Como a David. Que tardó tres días en morirse en el Hospital donde lo llevaron cuando alguien pudo rescatar la hilacha enrojecida en que lo habían convertido. Como si mil años no hubieran pasado en el mundo. Como si la justicia se redujera a la determinación primitiva de la venganza. El reo sin defensa exhibido en la picota, en el mejor de los casos. O su cabeza partida, como la de David, en el peor. Ante la multitud que aplaudía la venganza social hecha espectáculo público. En la plaza central o en la calle donde los transeúntes ciudadanos buenos vecinos asesinan a un chico de 18 años y lo exhiben estragado en el pavimento. Como si los rudimentos del Estado se hubieran diluido en las alcantarillas de la tele, que festeja un desecho menos, que arenga y multiplica; de las cárceles que destruyen, humillan, reproducen la violencia, se vuelven cómplices, dejan fugar y el delito es un negocio compartido. Y el Estado entonces deja que el monopolio de la fuerza pública que el pacto social depositó en sus instituciones desagüe un poquito para que la buena vecindad se alivie de tanta carga y deje salir el monstruo desaforado de la mano propia.
Y a David lo mataron. Era un ladrón. Un pibe que choreaba. Que salió “a dar miedo”, como dijo Joaquín, del barrio Ludueña. Al que seguramente no le dejaron alternativa. Lo cesantearon de la buena vida. Y lo depositaron del otro lado de la pared. Que tiene botellas rotas y alambre de seguridad y cerca eléctrica.
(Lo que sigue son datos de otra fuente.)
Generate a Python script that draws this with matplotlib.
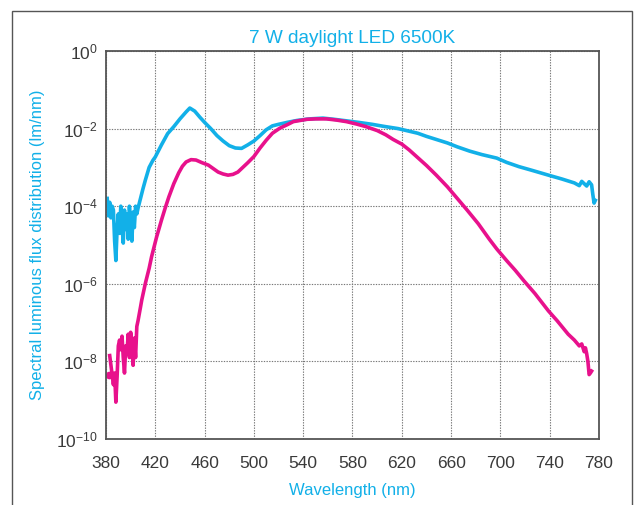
import numpy as np
import matplotlib
matplotlib.use("Agg")
import matplotlib.pyplot as plt
from matplotlib.patches import Rectangle
from matplotlib.ticker import FixedLocator, FuncFormatter

# ---- data (log10 of spectral luminous flux, lm/nm) ----
wl_cyan = [381, 382, 383, 384, 385, 386, 387, 388, 389, 390, 391, 392, 393, 394, 395,
           396, 397, 398, 399, 400, 401, 402, 403, 404, 405, 406, 408, 410, 412, 415,
           418, 420, 425, 430, 435, 440, 445, 448, 452, 456, 460, 465, 470, 475, 480,
           485, 490, 495, 500, 505, 510, 515, 520, 527, 535, 545, 556, 565, 575, 585,
           596, 605, 617, 625, 633, 640, 650, 657, 665, 675, 685, 697, 705, 715, 725,
           739, 750, 760, 764, 766, 768, 770, 772, 774, 775, 776, 777]
log_cyan = [-3.8, -4.25, -3.9, -4.3, -4.0, -4.1, -4.9, -5.4, -4.6, -4.2, -4.7, -4.0, -4.5, -4.95, -4.1,
            -4.6, -4.2, -4.85, -4.0, -4.45, -4.9, -4.15, -4.55, -4.0, -4.2, -4.05, -3.8, -3.55, -3.32, -3.0,
            -2.82, -2.73, -2.42, -2.13, -1.95, -1.75, -1.57, -1.47, -1.55, -1.7, -1.84, -2.0, -2.18, -2.32, -2.44,
            -2.5, -2.51, -2.42, -2.32, -2.18, -2.03, -1.93, -1.89, -1.84, -1.79, -1.75, -1.73, -1.76, -1.8, -1.84,
            -1.89, -1.94, -2.0, -2.06, -2.12, -2.2, -2.3, -2.37, -2.47, -2.58, -2.67, -2.76, -2.87, -2.98, -3.07,
            -3.2, -3.3, -3.4, -3.47, -3.36, -3.42, -3.48, -3.37, -3.45, -3.7, -3.92, -3.85]

wl_magenta = [383, 384, 386, 387, 388, 389, 390, 391, 392, 393, 394, 395, 396, 397, 398,
              399, 400, 401, 402, 403, 404, 405, 406, 408, 409, 412, 415, 417, 419, 421,
              425, 428, 431, 435, 439, 442, 445, 449, 453, 458, 463, 467, 471, 475, 479,
              483, 487, 491, 495, 500, 505, 510, 515, 521, 527, 532, 543, 550, 559, 567,
              575, 583, 591, 600, 607, 613, 620, 626, 633, 640, 648, 657, 665, 673, 682,
              691, 697, 705, 712, 719, 728, 739, 746, 755, 760, 764, 766, 768, 769, 770,
              771, 772, 773, 774]
log_magenta = [-7.85, -8.1, -8.6, -8.3, -9.05, -8.4, -7.6, -7.45, -7.7, -7.35, -7.9, -8.3, -7.6, -7.8, -7.3,
               -7.9, -7.25, -7.6, -8.1, -7.4, -7.9, -7.1, -6.95, -6.6, -6.42, -5.98, -5.6, -5.3, -5.05, -4.8,
               -4.36, -4.05, -3.76, -3.42, -3.14, -2.97, -2.86, -2.8, -2.81, -2.88, -2.94, -3.03, -3.12, -3.17, -3.2,
               -3.18, -3.12, -3.0, -2.88, -2.72, -2.5, -2.3, -2.12, -1.99, -1.9, -1.82, -1.76, -1.75, -1.75, -1.78,
               -1.82, -1.88, -1.95, -2.05, -2.16, -2.28, -2.4, -2.55, -2.75, -2.95, -3.2, -3.5, -3.8, -4.1, -4.45,
               -4.85, -5.1, -5.4, -5.65, -5.92, -6.25, -6.7, -6.95, -7.3, -7.45, -7.6, -7.55, -7.75, -7.65, -7.8,
               -8.0, -8.34, -8.3, -8.25]
wl_magenta_dot = [382.5]
log_magenta_dot = [-8.35]

x_ticks = [380, 420, 460, 500, 540, 580, 620, 660, 700, 740, 780]
y_exponents = [0, -2, -4, -6, -8, -10]

CYAN = "#12b0e8"
MAGENTA = "#e8118c"
TXT = "#3a3a3a"

plt.rcParams['font.family'] = ['Liberation Sans', 'DejaVu Sans']
plt.rcParams['mathtext.default'] = 'regular'

fig = plt.figure(figsize=(6.36, 5.05), dpi=100)
fig.patches.append(Rectangle((12 / 636, -0.05), (632 - 12) / 636, 1.05 - 11 / 505,
                             transform=fig.transFigure, fill=False,
                             edgecolor="#555555", linewidth=1.0))

ax = fig.add_axes([106 / 636, 1 - 439 / 505, (599 - 106) / 636, (439 - 51) / 505])

ax.plot(wl_cyan, 10.0 ** np.array(log_cyan), color=CYAN, lw=2.6, solid_joinstyle='round')
ax.plot(wl_magenta, 10.0 ** np.array(log_magenta), color=MAGENTA, lw=2.6, solid_joinstyle='round')
ax.plot(wl_magenta_dot, 10.0 ** np.array(log_magenta_dot), 'o', color=MAGENTA, ms=4.5)

ax.set_yscale('log')
ax.set_xlim(380, 780)
ax.set_ylim(1e-10, 1)
ax.xaxis.set_major_locator(FixedLocator(x_ticks))
ax.yaxis.set_major_locator(FixedLocator([10.0 ** e for e in y_exponents]))
ax.yaxis.set_minor_locator(FixedLocator([]))
ax.yaxis.set_major_formatter(FuncFormatter(lambda v, p: r"$10^{%d}$" % int(round(np.log10(v)))))
ax.tick_params(axis='both', length=0, labelsize=12.5, labelcolor=TXT)
ax.tick_params(axis='x', pad=12)
ax.tick_params(axis='y', pad=6)
ax.grid(True, which='major', color="#777777", linestyle=(0, (1.2, 1.2)), linewidth=0.8)

for s in ax.spines.values():
    s.set_color("#555555")
    s.set_linewidth(1.3)

ax.set_title("7 W daylight LED 6500K", color=CYAN, fontsize=13.7, pad=6)
ax.set_xlabel("Wavelength (nm)", color=CYAN, fontsize=12, labelpad=9)
ax.set_ylabel("Spectral luminous flux distribution (lm/nm)", color=CYAN, fontsize=12, labelpad=8)

fig.savefig("out.png", dpi=100)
A él lo mataron 50 u 80 o 100 asesinos. Que fueron todos pero no fue nadie. Todos pusieron una trompada o el pie en la cabeza o en los riñones. Vaya a saber qué pie lo mató. Qué golpe le hizo asomar el cerebro por la cabeza partida. Qué suela le pisoteó el entendimiento para que la vida se le escurriera entre los dedos de uñas comidas que ya no podían retenerla. Fueron todos y no fue nadie. La vieja leyenda de Fuenteovejuna. La venganza primitiva. El reo arrojado al pueblo para que proceda. Solo, desarmado, tan chico, ni siquiera bien comido, seguramente. Solo. Desesperadamente solo debajo del odio.
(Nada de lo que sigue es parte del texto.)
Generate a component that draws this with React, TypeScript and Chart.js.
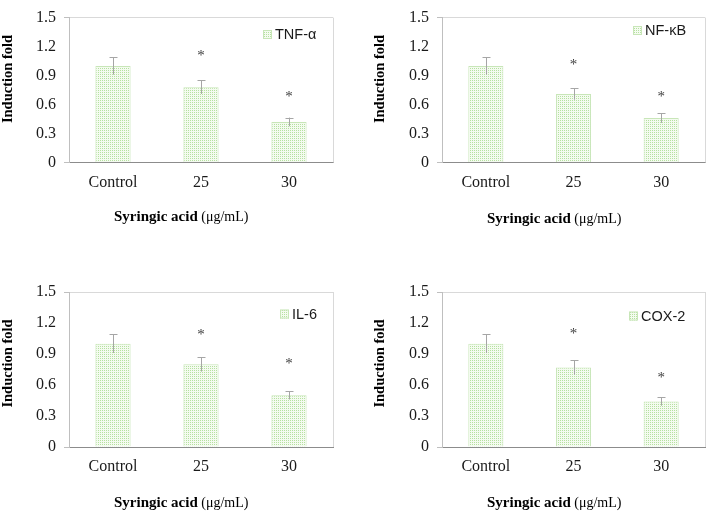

El fiscal de Homicidios Florentino Malaponte todavía no encuentra a nadie a quien imputar en el crimen del barrio Azcuénaga. Y la policía evitó que lincharan a otro en el Barrio Echesortu también de Rosario.
No fue justicia por mano propia. Ni ajena. Fue un crimen atroz. Su impunidad -inexorable- será casi casi una legitimación.
La condena a muerte a la que fue sometido no resultó sumarísima porque David sobrevivió tres días. Y su familia decidió donar sus órganos.
La vida es, a veces, una llamita sutil que resiste, terca, a la peor tempestad.